The PSC has measured the amount of grain held in the Rugby (Tunbridge) and Devils Lake (Rohrville) elevator sites.

Hanson had blamed some of his difficulties on a sump pump failure that put water into some of his Rohrville grain bins and ruined grain, but Crockford said the agency hasn't made any assessment of any water damage.

Deliver? Don't?


Lowell Bottrell, a partner in the Anderson, Bottrell, Sanden & Thompson Law Firm in Fargo, says his firm has been contacted by farmers about claims that could be made against Hanson's businesses.

One potential client for Bottrell's firm is concerned about whether they had to deliver grain for which they'd made contracts with the companies.

"You have to monitor what the PSC is doing with their claim," Bottrell said.

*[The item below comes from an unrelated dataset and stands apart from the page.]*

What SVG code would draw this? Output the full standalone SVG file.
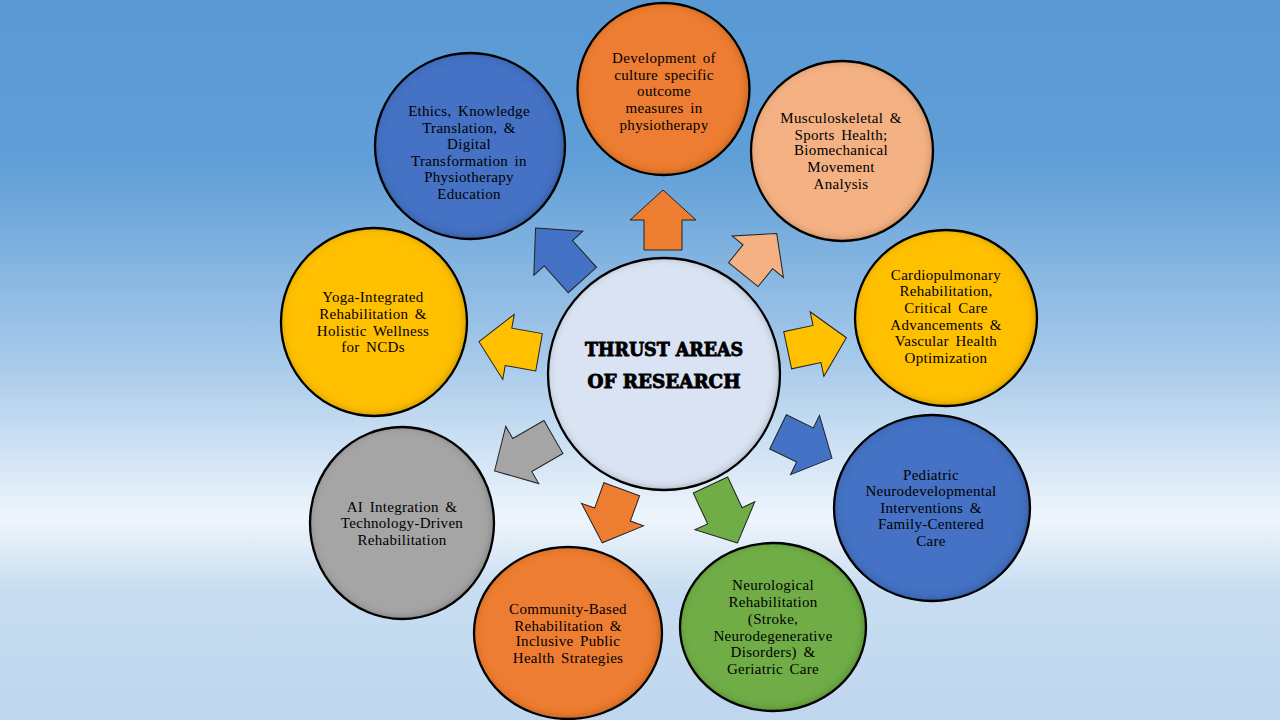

The case has been handled "administratively" with the cease and desist order, he said.

If the case gets to district court and the court makes the PSC a trustee, a fund would be established that would include accounts receivable, possibly grain in the facility, and a bond claim.

If the courts approve the PSC as a trustee, any farmer involved should file a claim, he said.

For people who have made cash sales, a $400,000 bond is available for the roving grain buyer's license and a separate $150,000 bond for the warehouse business, if needed.

Both company names registered with the secretary of state appear to be simply "trade names," Bottrell said, with Hanson operating them as an individual, which would be unusual for a business of this nature. "Anybody who thinks they had dealt with a corporation, they're mistaken."

Any farmers who might lose money in an insolvent company could qualify for an 80-percent


compensation under a special Credit Sale Contract Indemnity Fund established by the North Dakota Legislature in 2003 in the wake of the Wimbledon (N.D.) Grain Co. insolvency in January 2002. The 2005 Legislature cut the fund to $6 million. Assessments to the fund resume when the fund falls to $3 million. No new assessments have been made since 2008.

No 'sexy' crime

Bottrell says he's seen numerous grain company insolvencies where bonds don't provide farmers with substantial protection. He said even a $400,000 bond in the Midwest Grain Trading case would offer little protection when compared to the price of commodities and the volumes involved.

"Twenty years ago, we thought bond coverage was insufficient," said Bottrell, who was involved when the Woods Farmers Cooperative Elevator Co. of Leonard, N.D., filed Chapter 7 bankruptcy liquidation in 1989.

Bottrell didn't specify an amount his client has not been paid for but said any amount these days is significant, especially with the tight economic straits farmers face with low commodity prices. Stuart Letcher, executive vice president of the North Dakota Grain Dealers Association, said farmers should check with the state about any complaints. "Or, stick with companies that historically have done well," he said.

He said one caution is if someone pays "way over market" on grain, farmers should be "a little cautious" when approaching the deal.

Bottrell is soon is retiring from active legal practice. He said he has never seen anyone prosecuted criminally for fraud relating to grain trading. "It's usually not a sexy crime," he said. "It looks more like a business transaction."